Consolidating your loans offers several advantages that can improve your financial management.

  • Single Monthly Payment:

    Simplifies budgeting by replacing multiple payments with one.

  • Extended Repayment Term:

    You can extend repayment up to 30 years, lowering monthly payments.

  • Access to Alternative Repayment Plans:

    Consolidation may qualify you for income-driven repayment plans.

  • Restores Eligibility for Deferment or Forbearance:

    If you lost eligibility on some loans, consolidation can help regain it.

Important Considerations Before Consolidating

While consolidation has benefits, it’s important to understand potential downsides.

  • Loss of Certain Benefits:

    Some loans have borrower benefits like interest rate discounts or loan cancellation options that may be lost.

  • Longer Repayment Means More Interest:

    Extending your repayment period lowers monthly payments but increases total interest paid.

  • Cannot Consolidate Private Loans:

    Only federal student loans qualify.

Evaluate your financial goals and loan details before deciding.

Who Should Consider a Direct Consolidation Loan?

If you have multiple federal student loans and want to simplify payments, a Direct Consolidation Loan might be right for you. It’s especially helpful if you’re struggling with high monthly payments or want access to income-driven repayment plans.

However, if you value certain borrower benefits or plan to pay off loans quickly, consolidation may not be the best choice.

Conclusion

A Direct Consolidation Loan can be a powerful tool to manage federal student debt more easily. By combining multiple loans into one, you reduce the hassle of multiple payments and may lower monthly costs.

Before applying, carefully weigh the pros and cons, including potential loss of benefits and increased total interest. Understanding these details helps you make an informed decision that fits your financial situation.

FAQs About Direct Consolidation Loans

What loans can I consolidate with a Direct Consolidation Loan?

You can consolidate most federal student loans, including Direct Loans, FFEL Program loans, Perkins Loans, and PLUS Loans. Private loans are not eligible.

Will consolidating lower my interest rate?

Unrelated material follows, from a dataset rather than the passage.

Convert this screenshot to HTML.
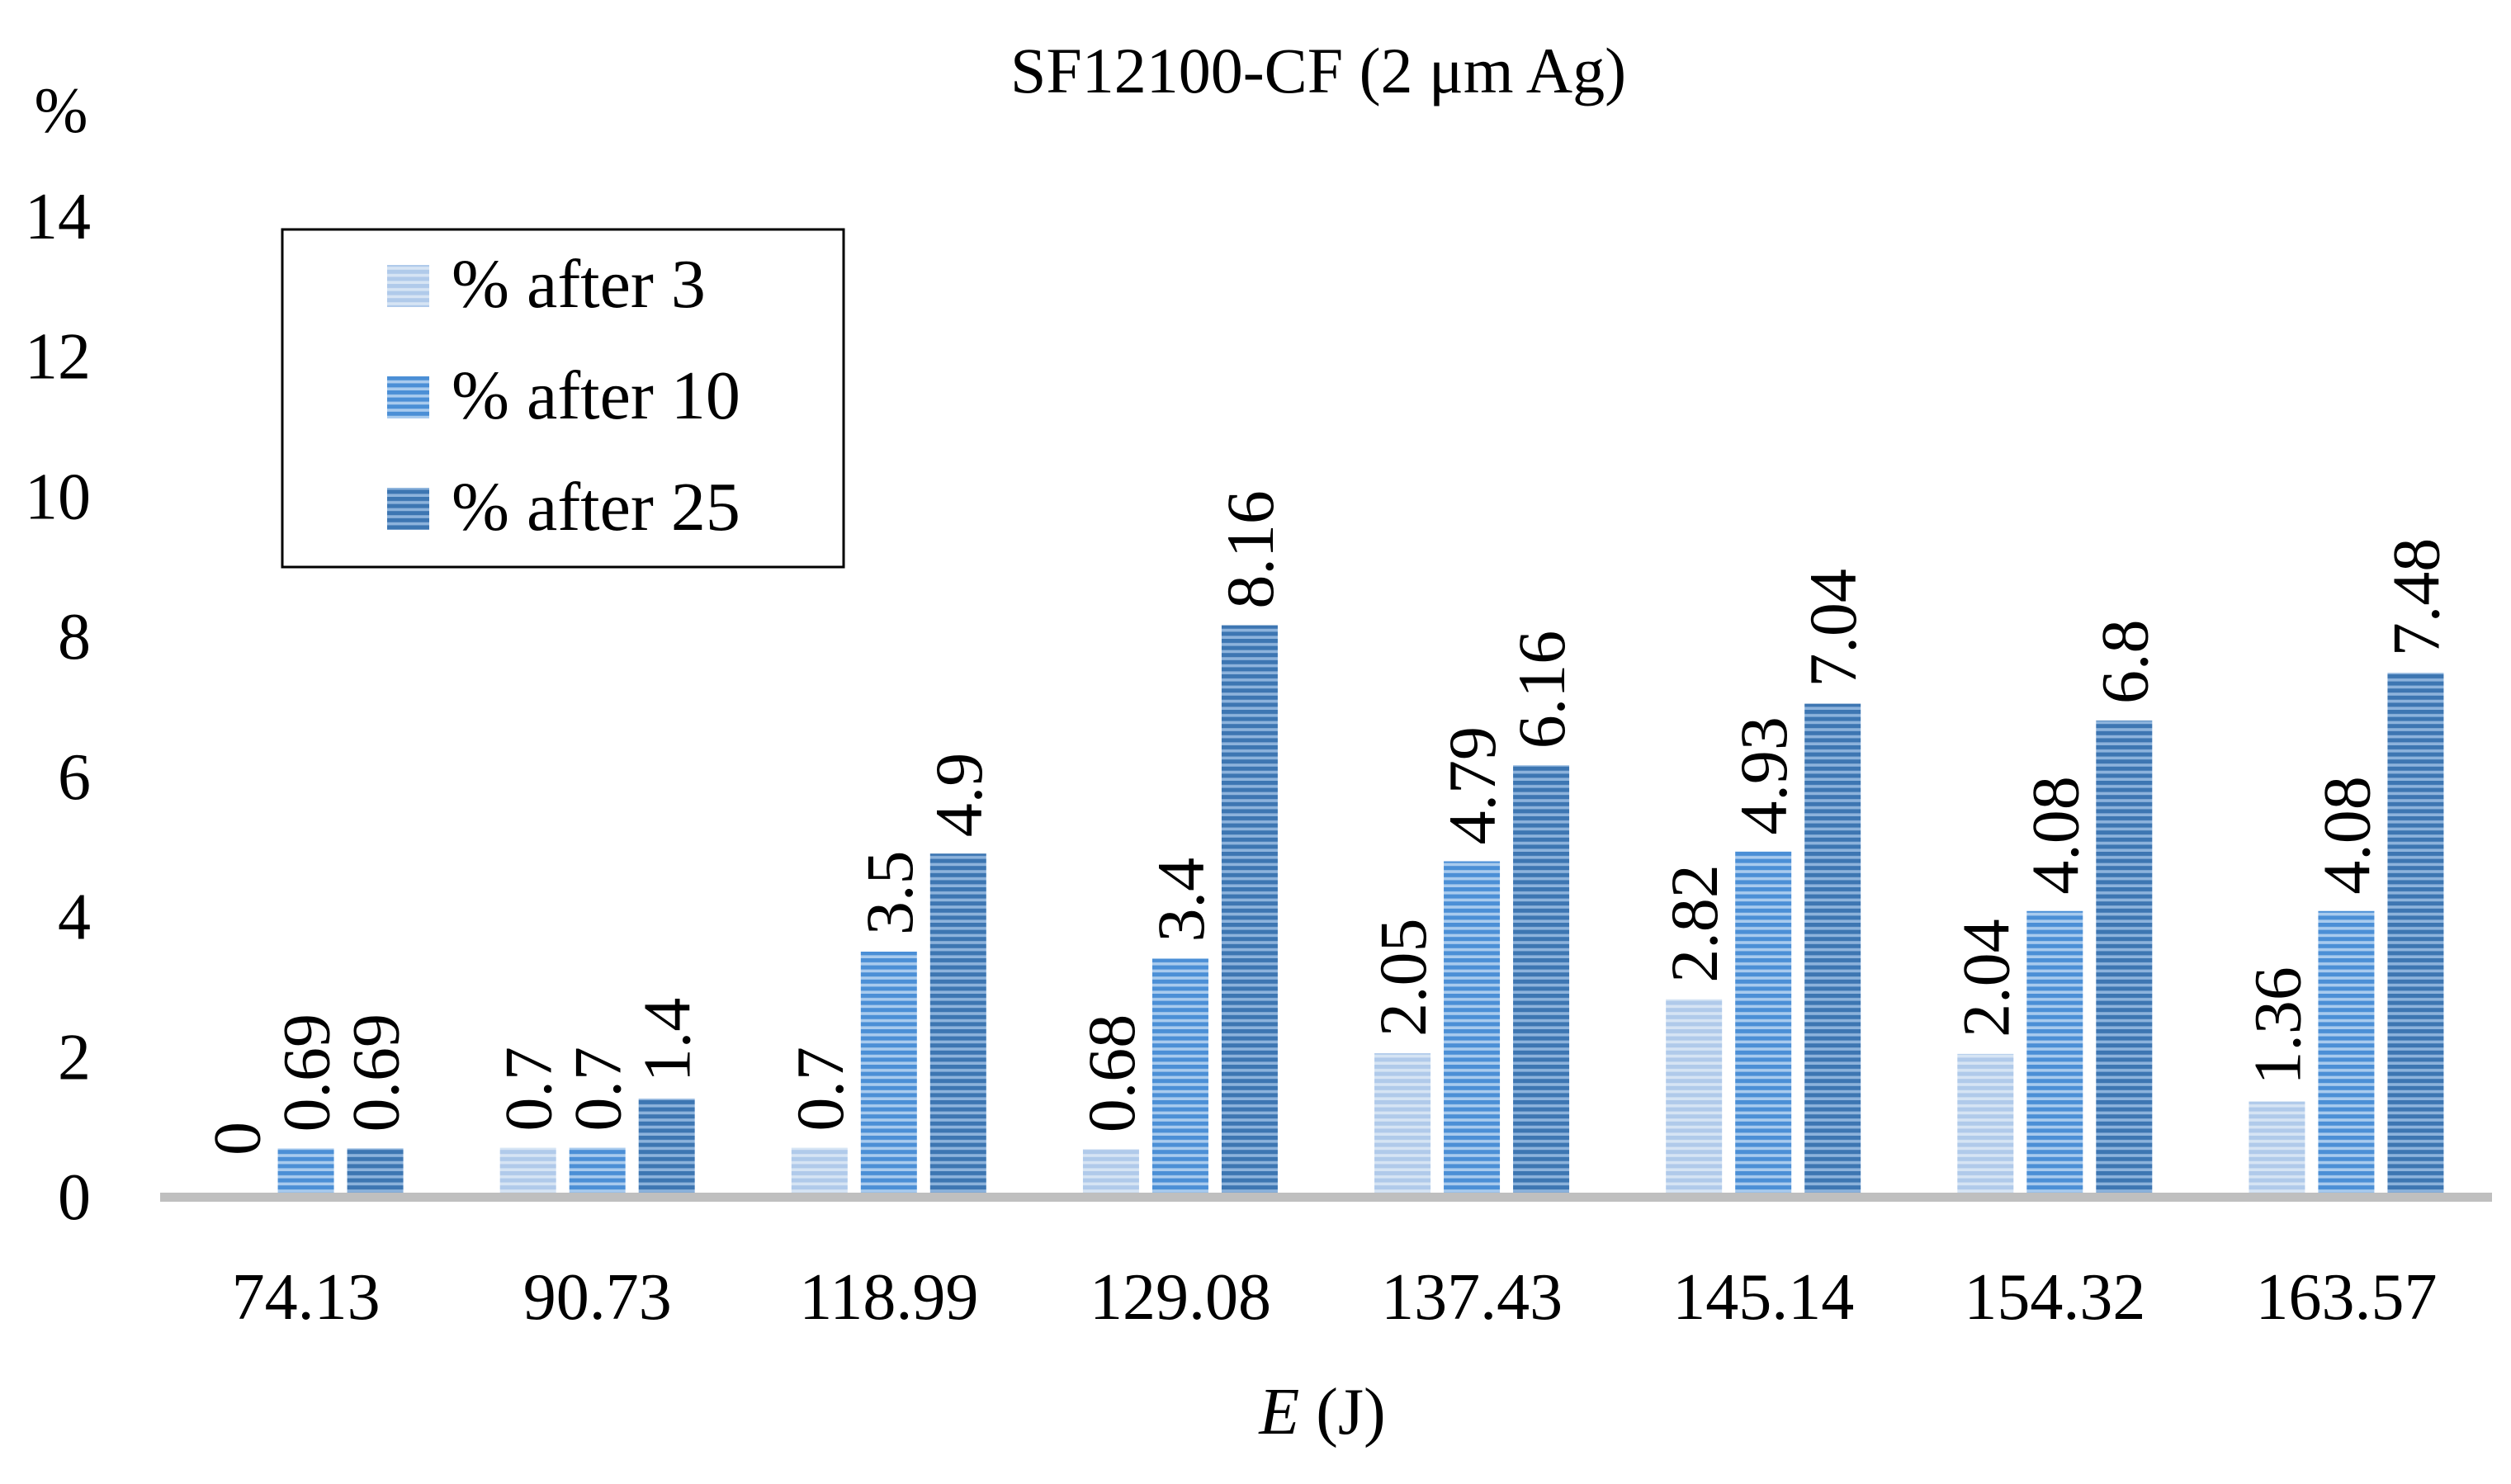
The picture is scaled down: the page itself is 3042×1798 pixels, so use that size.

Consolidation combines your loans’ interest rates into a weighted average fixed rate. It usually doesn’t lower your rate but locks it in for the life of the loan.

Can I consolidate if I’m in default?

Yes, but you must agree to repay the consolidation loan under an income-driven plan or make three consecutive on-time payments before consolidating.

Does consolidation affect loan forgiveness programs?

Consolidating can reset progress toward forgiveness programs, so check how it impacts your specific loan forgiveness eligibility.

How long does it take to get a Direct Consolidation Loan?

Approval typically takes 30 to 60 days after application, depending on your loan servicer and documentation.